Mountain in North Carolina, United States

Devil's Courthouse is a mountain in the Appalachian Mountains of western North Carolina in the United States of America. The mountain is located at the Western edge of the Pisgah National Forest about 10 miles (16 kilometers) northwest of Brevard and 28 miles (45 kilometers) southwest of Asheville. Located at milepost 422.4 (kilometer 679.8 km) of the Blue Ridge Parkway, the Devil's Courthouse has a moderate/strenuous trail climbing a half mile (0.8 kilometers) to its peak where panoramic views can be seen.

View atop Devil's Courthouse looking south.

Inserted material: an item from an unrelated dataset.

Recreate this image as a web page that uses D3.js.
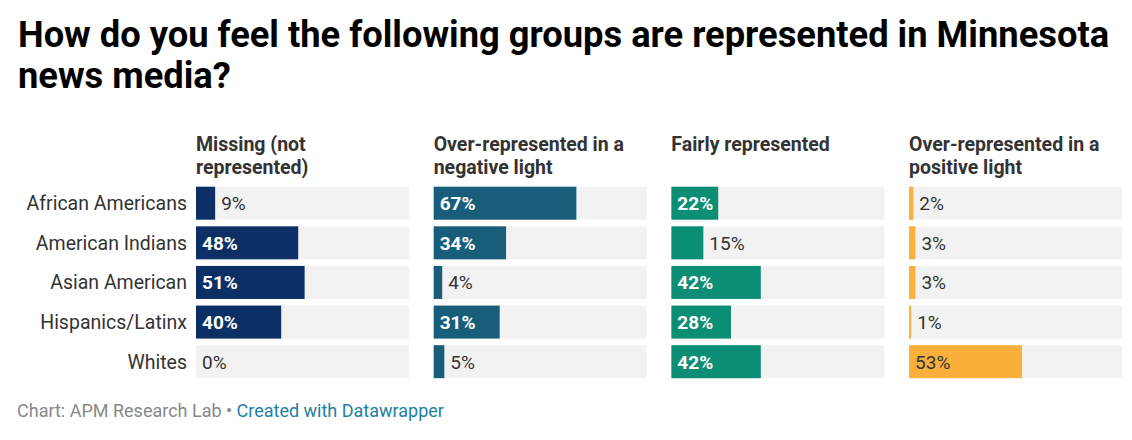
<!DOCTYPE html>
<html>
<head>
<meta charset="utf-8">
<script src="https://cdn.jsdelivr.net/npm/d3@7"></script>
<style>
	body { margin: 0; background: #fff; }
	svg text { font-family: Roboto, "Noto Sans", sans-serif; }
</style>
</head>
<body>
<div id="chart"></div>
<script>
// groups down the side, answers across the top
var groups = ['African Americans', 'American Indians', 'Asian American', 'Hispanics/Latinx', 'Whites'];
var answers = [
	['Missing (not', 'represented)'],
	['Over-represented in a', 'negative light'],
	['Fairly represented'],
	['Over-represented in a', 'positive light']
];
var missing = [9, 48, 51, 40, 0];
var negative = [67, 34, 4, 31, 5];
var fairly = [22, 15, 42, 28, 42];
var positive = [2, 3, 3, 1, 53];
var series = [missing, negative, fairly, positive];
var colors = ['#0c3066', '#185e7a', '#0c8e74', '#fbb03b'];
// labels on the yellow bars stay dark
var darkLabel = [false, false, false, true];

var width = 1132;
var height = 440;

var svg = d3.select('#chart').append('svg')
	.attr('width', width)
	.attr('height', height);

// title
var title = svg.append('text')
	.attr('x', 18)
	.attr('y', 47)
	.style('font-size', '36.3px')
	.style('font-weight', 700)
	.style('fill', '#000');
title.append('tspan').attr('x', 18).text('How do you feel the following groups are represented in Minnesota');
title.append('tspan').attr('x', 18).attr('dy', 41).text('news media?');

var colScale = d3.scaleBand()
	.domain(d3.range(answers.length))
	.range([196, 1122])
	.paddingInner(0.104);

var rowScale = d3.scaleBand()
	.domain(groups)
	.range([186.7, 378.2])
	.paddingInner(0.167);

var xScale = d3.scaleLinear()
	.domain([0, 100])
	.range([0, colScale.bandwidth()]);

// row labels
svg.selectAll('.rowLabel').data(groups).enter().append('text')
	.attr('class', 'rowLabel')
	.attr('x', 187)
	.attr('y', function (d) { return rowScale(d) + rowScale.bandwidth()/2 + 7; })
	.style('text-anchor', 'end')
	.style('font-size', '19.5px')
	.style('fill', '#333')
	.text(function (d) { return d; });

var cols = svg.selectAll('.col').data(series).enter().append('g')
	.attr('class', 'col')
	.attr('transform', function (d, i) { return 'translate(' + colScale(i) + ',0)'; });

// column headers
cols.append('text')
	.attr('y', 151)
	.style('font-size', '19.5px')
	.style('font-weight', 700)
	.style('fill', '#333')
	.each(function (d, i) {
		var t = d3.select(this);
		answers[i].forEach(function (line, j) {
			t.append('tspan').attr('x', 0).attr('dy', j == 0 ? 0 : 23).text(line);
		});
	});

// grey backgrounds
cols.selectAll('.bg').data(groups).enter().append('rect')
	.attr('class', 'bg')
	.attr('x', 0)
	.attr('y', function (d) { return rowScale(d); })
	.attr('width', colScale.bandwidth())
	.attr('height', rowScale.bandwidth())
	.attr('fill', '#f2f2f2');

// bars
cols.each(function (vals, i) {
	var g = d3.select(this);
	var rows = vals.map(function (v, k) { return {v: v, group: groups[k]}; });

	g.selectAll('.bar').data(rows).enter().append('rect')
		.attr('class', 'bar')
		.attr('x', 0)
		.attr('y', function (d) { return rowScale(d.group); })
		.attr('width', function (d) { return xScale(d.v); })
		.attr('height', rowScale.bandwidth())
		.attr('fill', colors[i]);

	g.selectAll('.val').data(rows).enter().append('text')
		.attr('class', 'val')
		.attr('y', function (d) { return rowScale(d.group) + rowScale.bandwidth()/2 + 7; })
		.style('font-size', '19px')
		.text(function (d) { return d.v + '%'; })
		.each(function (d) {
			var t = d3.select(this);
			var w = this.getComputedTextLength();
			var inside = xScale(d.v) > w + 10;
			if (inside) {
				t.attr('x', 6)
					.style('fill', darkLabel[i] ? '#333' : '#fff')
					.style('font-weight', darkLabel[i] ? 400 : 700);
			} else {
				t.attr('x', xScale(d.v) + 6)
					.style('fill', '#333')
					.style('font-weight', 400);
			}
		});
});

// footer
var foot = svg.append('text')
	.attr('x', 17)
	.attr('y', 417)
	.style('font-size', '18px');
foot.append('tspan').style('fill', '#888').text('Chart: APM Research Lab • ');
foot.append('tspan').style('fill', '#1d81a2').text('Created with Datawrapper');
</script>
</body>
</html>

On clear days, four states can be seen: Georgia, South Carolina, Tennessee, and North Carolina.

==Myth of Judaculla==

Cherokee lore had been reported to state that Jutaculla (alternative English spelling is Judaculla; Cherokee name is Tsul'kălû'), a slant eyed giant, dwells in the cave in Devil's Courthouse. However James Mooney, the Cherokee anthropologist, 100 years earlier located Jutaculla to Tanasee Bald where Haywood, Jackson, and Transylvania counties meet. Tanasee Bald is 1.5 miles (2.4 km) southwest. Unconfirmed rumors state that the Cherokee used the formation as a platform for capital punishment.